-- START --
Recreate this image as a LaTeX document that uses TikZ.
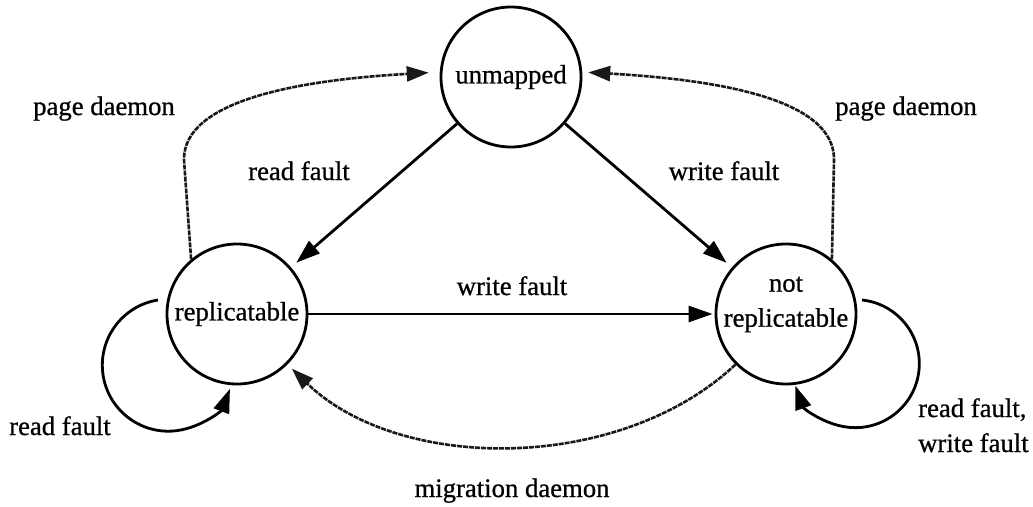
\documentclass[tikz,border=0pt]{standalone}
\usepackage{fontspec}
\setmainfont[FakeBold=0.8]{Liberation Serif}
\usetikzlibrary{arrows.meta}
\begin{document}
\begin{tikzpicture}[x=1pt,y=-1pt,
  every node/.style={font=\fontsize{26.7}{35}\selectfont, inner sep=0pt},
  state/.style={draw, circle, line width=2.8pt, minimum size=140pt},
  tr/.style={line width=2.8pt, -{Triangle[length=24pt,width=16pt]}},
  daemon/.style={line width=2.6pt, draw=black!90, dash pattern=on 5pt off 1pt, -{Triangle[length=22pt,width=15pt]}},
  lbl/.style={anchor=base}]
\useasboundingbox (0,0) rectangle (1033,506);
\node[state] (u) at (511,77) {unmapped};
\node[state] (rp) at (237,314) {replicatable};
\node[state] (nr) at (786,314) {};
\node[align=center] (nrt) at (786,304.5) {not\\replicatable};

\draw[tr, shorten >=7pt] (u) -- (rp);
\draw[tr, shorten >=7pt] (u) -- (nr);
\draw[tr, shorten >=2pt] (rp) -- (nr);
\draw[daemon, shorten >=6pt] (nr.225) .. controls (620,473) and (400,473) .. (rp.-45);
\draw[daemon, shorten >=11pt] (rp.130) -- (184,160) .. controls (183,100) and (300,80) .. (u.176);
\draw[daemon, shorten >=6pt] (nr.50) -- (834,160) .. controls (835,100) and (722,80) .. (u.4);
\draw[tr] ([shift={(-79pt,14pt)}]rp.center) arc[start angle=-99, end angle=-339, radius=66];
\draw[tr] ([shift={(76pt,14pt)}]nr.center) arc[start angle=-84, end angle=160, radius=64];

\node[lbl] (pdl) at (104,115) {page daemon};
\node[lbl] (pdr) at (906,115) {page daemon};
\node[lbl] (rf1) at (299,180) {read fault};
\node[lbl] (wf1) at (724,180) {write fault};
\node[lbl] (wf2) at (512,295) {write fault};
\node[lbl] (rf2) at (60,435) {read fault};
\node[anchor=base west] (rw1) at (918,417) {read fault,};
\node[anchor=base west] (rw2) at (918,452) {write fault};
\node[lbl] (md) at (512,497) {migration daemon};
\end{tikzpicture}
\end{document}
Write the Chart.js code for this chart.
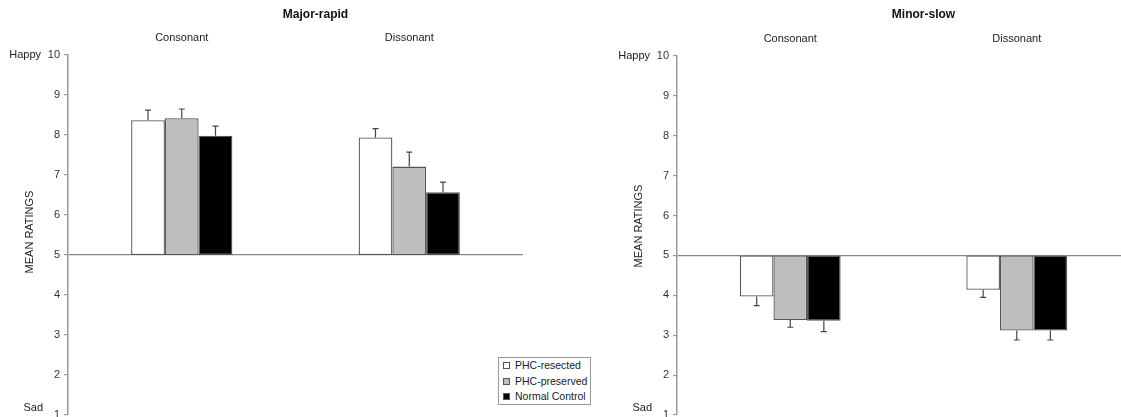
-- END --
TASK TO CARRY OUT: Transcribe the material exactly, keeping every word and none of the pictures.

RESPONSE BELOW:
Recreate this image as a LaTeX document that uses TikZ.
\documentclass[tikz,border=0pt]{standalone}
\usepackage{fontspec}
\setmainfont[FakeBold=0.8]{Liberation Serif}
\usetikzlibrary{arrows.meta}
\begin{document}
\begin{tikzpicture}[x=1pt,y=-1pt,
  every node/.style={font=\fontsize{26.7}{35}\selectfont, inner sep=0pt},
  state/.style={draw, circle, line width=2.8pt, minimum size=140pt},
  tr/.style={line width=2.8pt, -{Triangle[length=24pt,width=16pt]}},
  daemon/.style={line width=2.6pt, draw=black!90, dash pattern=on 5pt off 1pt, -{Triangle[length=22pt,width=15pt]}},
  lbl/.style={anchor=base}]
\useasboundingbox (0,0) rectangle (1033,506);
\node[state] (u) at (511,77) {unmapped};
\node[state] (rp) at (237,314) {replicatable};
\node[state] (nr) at (786,314) {};
\node[align=center] (nrt) at (786,304.5) {not\\replicatable};

\draw[tr, shorten >=7pt] (u) -- (rp);
\draw[tr, shorten >=7pt] (u) -- (nr);
\draw[tr, shorten >=2pt] (rp) -- (nr);
\draw[daemon, shorten >=6pt] (nr.225) .. controls (620,473) and (400,473) .. (rp.-45);
\draw[daemon, shorten >=11pt] (rp.130) -- (184,160) .. controls (183,100) and (300,80) .. (u.176);
\draw[daemon, shorten >=6pt] (nr.50) -- (834,160) .. controls (835,100) and (722,80) .. (u.4);
\draw[tr] ([shift={(-79pt,14pt)}]rp.center) arc[start angle=-99, end angle=-339, radius=66];
\draw[tr] ([shift={(76pt,14pt)}]nr.center) arc[start angle=-84, end angle=160, radius=64];

\node[lbl] (pdl) at (104,115) {page daemon};
\node[lbl] (pdr) at (906,115) {page daemon};
\node[lbl] (rf1) at (299,180) {read fault};
\node[lbl] (wf1) at (724,180) {write fault};
\node[lbl] (wf2) at (512,295) {write fault};
\node[lbl] (rf2) at (60,435) {read fault};
\node[anchor=base west] (rw1) at (918,417) {read fault,};
\node[anchor=base west] (rw2) at (918,452) {write fault};
\node[lbl] (md) at (512,497) {migration daemon};
\end{tikzpicture}
\end{document}
Write the Chart.js code for this chart.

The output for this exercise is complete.